How would you find $$\int\frac{1}{\sqrt{x+1} + \sqrt x} dx$$
I used $u$-substitution and got this far:
$u = \sqrt{x+1}$ which means $(u^2)-1 = x$
$du = 1/(2\sqrt{x-1}) dx = 1/2u dx$ which means $dx = 2udu$
That means the new integral is $$\int \frac{2u}{u + \sqrt{u^2-1}}du$$
What technique do I use to solve that new integral?
Thanks
On
Here is a route. $$ \begin{align} \int\frac{1}{\sqrt{x+1} + \sqrt{x}} {\rm d}x &=\int\frac{1}{(\sqrt{x+1} + \sqrt{x})} \times \frac{(\sqrt{x+1} - \sqrt{x})}{(\sqrt{x+1} - \sqrt{x})} {\rm d}x\\\\ &=\int \left(\sqrt{x+1} - \sqrt{x}\right) {\rm d}x \\\\ & = \int(x+1)^{1/2} {\rm d}x-\int x^{1/2} {\rm d}x\\\\ & =\frac{1}{1+1/2}(x+1)^{1+1/2} -\frac{1}{1+1/2}x^{1+1/2} +C\\\\ & =\frac 23 (x+1)^{3/2}-\frac 23 x^{3/2}+C\\\\ \end{align} $$ where $C$ is any constant.

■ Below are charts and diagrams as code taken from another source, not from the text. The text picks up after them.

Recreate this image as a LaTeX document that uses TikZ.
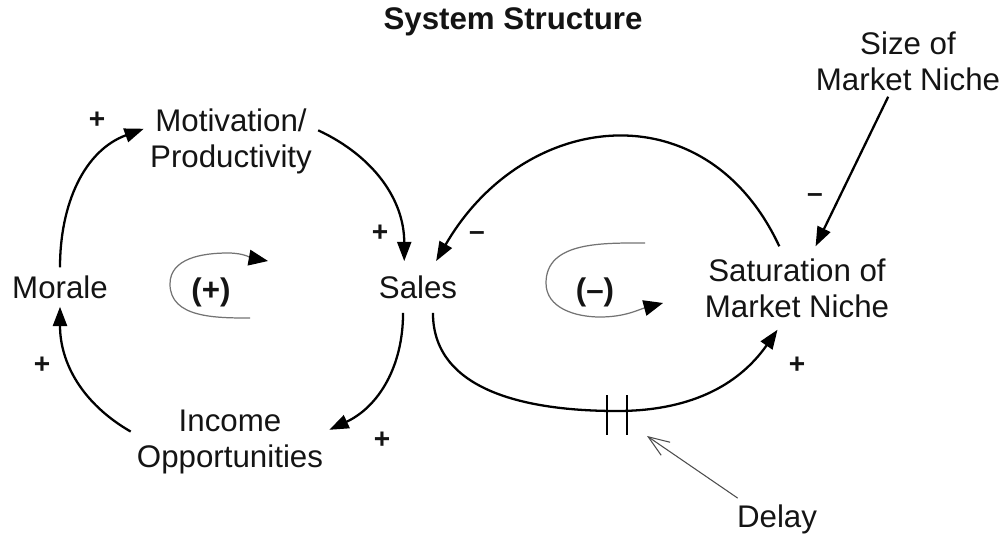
\documentclass[tikz,border=0pt]{standalone}
\usepackage{fontspec}
\setmainfont{Liberation Sans}
\usetikzlibrary{arrows.meta}

\begin{document}
\begin{tikzpicture}[x=0.02cm, y=0.02cm,
  every node/.style={font=\fontsize{17.8}{20.4}\selectfont, text=black!92},
  var/.style={align=center, inner sep=3.4pt},
  sign/.style={font=\fontsize{16}{18}\selectfont\bfseries, inner sep=0pt},
  link/.style={line width=1.3pt, -{Triangle[length=11pt,width=8pt]}},
  cyc/.style={line width=0.7pt, draw=black!55, -{Triangle[length=11pt,width=9pt,color=black]}},
  hatch/.style={line width=1.3pt},
  pointer/.style={line width=0.6pt, draw=black!70, -{Straight Barb[length=12pt,width=9pt]}}]

\useasboundingbox (0,0) rectangle (1000,-537);

\node[font={\fontsize{17.8}{20.4}\selectfont\bfseries}] (0) at (513,-22) {System Structure};

\node[var,inner ysep=4.5pt] (10) at (60,-287) {Morale};
\node[var] (20) at (231,-141) {Motivation/\\Productivity};
\node[var,inner ysep=8pt] (30) at (418,-287) {Sales};
\node[var] (40) at (230,-442) {Income\\Opportunities};
\node[var,inner ysep=6.8pt] (50) at (797,-288) {Saturation of\\Market Niche};
\node[var] (60) at (908,-61) {Size of\\Market Niche};
\node[var] (70) at (777,-519) {Delay};

\node[font={\fontsize{17.8}{20.4}\selectfont\bfseries}] (80) at (211,-292) {(+)};
\node[font={\fontsize{17.8}{20.4}\selectfont\bfseries}] (90) at (595,-292) {(–)};

\coordinate (75) at (617,-411);
\coordinate (76) at (647,-436);

%% reinforcing loop
\draw[link] (10.north) to[out=90,in=200] (20.172);
\draw[link] (20.7) to[out=-25,in=90] (30.118);
\draw[link] (30.-120) to[out=-90,in=25] (40.7);
\draw[link] (40.174) to[out=150,in=-90] (10.south);

%% balancing loop
\draw[link] (50.113) to[out=115,in=60,looseness=1.3] (30.55);
\draw[link] (30.-60) to[out=-90,in=180] (75) to[out=0,in=235] (50.245);
\draw[link] (60.241) -- (50.66);

\draw[hatch] (75) ++(-10,16) -- ++(0,-40);
\draw[hatch] (75) ++(10,16) -- ++(0,-40);
\draw[pointer] (70.152) -- (76);

\draw[cyc] (250,-318) to[out=180,in=-90] (170,-284) to[out=90,in=180] (228,-253) to[out=0,in=170] (268,-261);
\draw[cyc] (645,-243) to[out=180,in=90] (546,-283) to[out=-90,in=180] (600,-317) to[out=0,in=195] (663,-303);

\node[sign] (81) at (97,-120) {+};
\node[sign] (82) at (380,-233) {+};
\node[sign] (83) at (42,-365) {+};
\node[sign] (84) at (382,-440) {+};
\node[sign] (85) at (797,-365) {+};
\node[sign] (86) at (477,-236) {–};
\node[sign] (87) at (815,-198) {–};

\end{tikzpicture}
\end{document}
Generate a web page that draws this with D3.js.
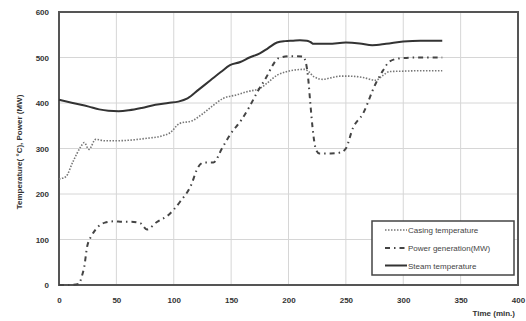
<!DOCTYPE html>
<html><head><meta charset="utf-8">
<script src="https://cdn.jsdelivr.net/npm/d3@7"></script>
<style>body{margin:0;background:#fff}svg{display:block}text{font-family:"Liberation Sans",Arial,sans-serif;}</style>
</head><body><svg id="c" width="526" height="321"></svg>
<script>
const xTicks = [0,50,100,150,200,250,300,350,400];
const yTicks = [0,100,200,300,400,500,600];
const casingT = [0,2,6,12,19,22,26,32,40,49,60,75,90,97,105,116,124,133,143,155,164,175,182,190,197,204,214,218,222,230,238,245,253,265,276,282,288,300,315,334];
const casingV = [233,234,238,270,304,313,298,320,317,317,318,322,328,335,355,361,374,392,410,418,425,432,445,461,468,472,474,468,458,452,456,459,459,456,450,460,469,470,471,471];
const powerT = [0,8,17,20,22,24.5,28.8,34,40,48,55,63,70.8,76.6,85,95.4,105.5,115.7,120,126,134.5,142,149,159,166,173,181,186,191,201,212.6,215,217,219,221,224,227,237,245,250,256,265,276,282,288,296.6,310,334];
const powerV = [0,0,2,20,40,84,110,128,137,140,139,139,136,122,138,154,183,223,253,269,269,300,330,363,392,425,458,482,498,503,502,490,458,400,345,297,289,289,291,300,344,377,443,470,491,498,500,500];
const steamT = [0,12,26,35,43,52,61,72,84,95,104,112,122,132,141,149,158,166,175,182,190,197,204,210,216,219,222,235,250,262,273,285,300,315,334];
const steamV = [407,400,392,386,383,382,384,389,396,400,403,410,430,450,468,483,490,500,509,520,533,536,537,538,537,534,530,530,533,531,527,530,535,537,537];
const seriesNames = ["Casing temperature","Power generation(MW)","Steam temperature"];

const svg = d3.select("#c");
const L=59, R=518, T=12, B=285;
const x = d3.scaleLinear().domain([0,400]).range([L,R]);
const y = d3.scaleLinear().domain([0,600]).range([B,T]);

// grid
svg.append("g").selectAll("line").data(xTicks).join("line")
  .attr("x1",d=>x(d)).attr("x2",d=>x(d)).attr("y1",T).attr("y2",B)
  .attr("stroke","#d6d6d6").attr("stroke-width",1);
svg.append("g").selectAll("line").data(yTicks).join("line")
  .attr("y1",d=>y(d)).attr("y2",d=>y(d)).attr("x1",L).attr("x2",R)
  .attr("stroke","#d6d6d6").attr("stroke-width",1);

// axes labels
const xa = svg.append("g").attr("transform",`translate(0,${B})`)
  .call(d3.axisBottom(x).tickValues(xTicks).tickSize(0).tickPadding(12));
xa.select(".domain").remove();
xa.selectAll("text").attr("font-size","8px").attr("fill","#333").attr("font-weight","bold")
  .attr("font-family","'Liberation Sans',Arial,sans-serif");
const ya = svg.append("g").attr("transform",`translate(${L},0)`)
  .call(d3.axisLeft(y).tickValues(yTicks).tickSize(0).tickPadding(10));
ya.select(".domain").remove();
ya.selectAll("text").attr("font-size","8px").attr("fill","#333").attr("font-weight","bold")
  .attr("font-family","'Liberation Sans',Arial,sans-serif");

// frame
svg.append("rect").attr("x",L).attr("y",T).attr("width",R-L).attr("height",B-T)
  .attr("fill","none").attr("stroke","#555").attr("stroke-width",2);

const line = (ts,vs)=>d3.line().x((d,i)=>x(ts[i])).y((d,i)=>y(vs[i])).curve(d3.curveMonotoneX)(vs);

svg.append("path").attr("d",line(casingT,casingV)).attr("fill","none")
  .attr("stroke","#777").attr("stroke-width",1.6).attr("stroke-dasharray","1.5,1.5");
svg.append("path").attr("d",line(powerT,powerV)).attr("fill","none")
  .attr("stroke","#444").attr("stroke-width",2).attr("stroke-dasharray","5,4,1.5,4");
svg.append("path").attr("d",line(steamT,steamV)).attr("fill","none")
  .attr("stroke","#333").attr("stroke-width",2);

// titles
svg.append("text").attr("transform","translate(22,152) rotate(-90)").attr("text-anchor","middle")
  .attr("font-size","8px").attr("font-weight","bold").attr("fill","#333").text("Temperature( °C), Power (MW)");
svg.append("text").attr("x",515).attr("y",316).attr("text-anchor","end")
  .attr("font-size","8px").attr("font-weight","bold").attr("fill","#333").text("Time (min.)");

// legend
const lg = svg.append("g");
lg.append("rect").attr("x",372).attr("y",221).attr("width",142).attr("height",54)
  .attr("fill","#fff").attr("stroke","#444").attr("stroke-width",1.5);
const styles = [
  {c:"#777",w:1.6,d:"1.5,1.5"},
  {c:"#444",w:2,d:"5,4,1.5,4"},
  {c:"#333",w:2,d:null}
];
const ly = [230,248,265.5];
seriesNames.forEach((n,i)=>{
  lg.append("line").attr("x1",385).attr("x2",407).attr("y1",ly[i]).attr("y2",ly[i])
    .attr("stroke",styles[i].c).attr("stroke-width",styles[i].w).attr("stroke-dasharray",styles[i].d);
  lg.append("text").attr("x",408).attr("y",ly[i]+3).attr("font-size","8px").attr("fill","#444").text(n);
});
</script></body></html>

Hint: instead of using a substitution, just rationalise the denominator in the original integral.
If you would really like to use a substitution, try $x=\sinh^2\theta$ and then reduce everything to exponentials.
If you actually want to evaluate your new integral, probably the easiest way is to go back to the original one. But $u=\cosh\theta$ should also work.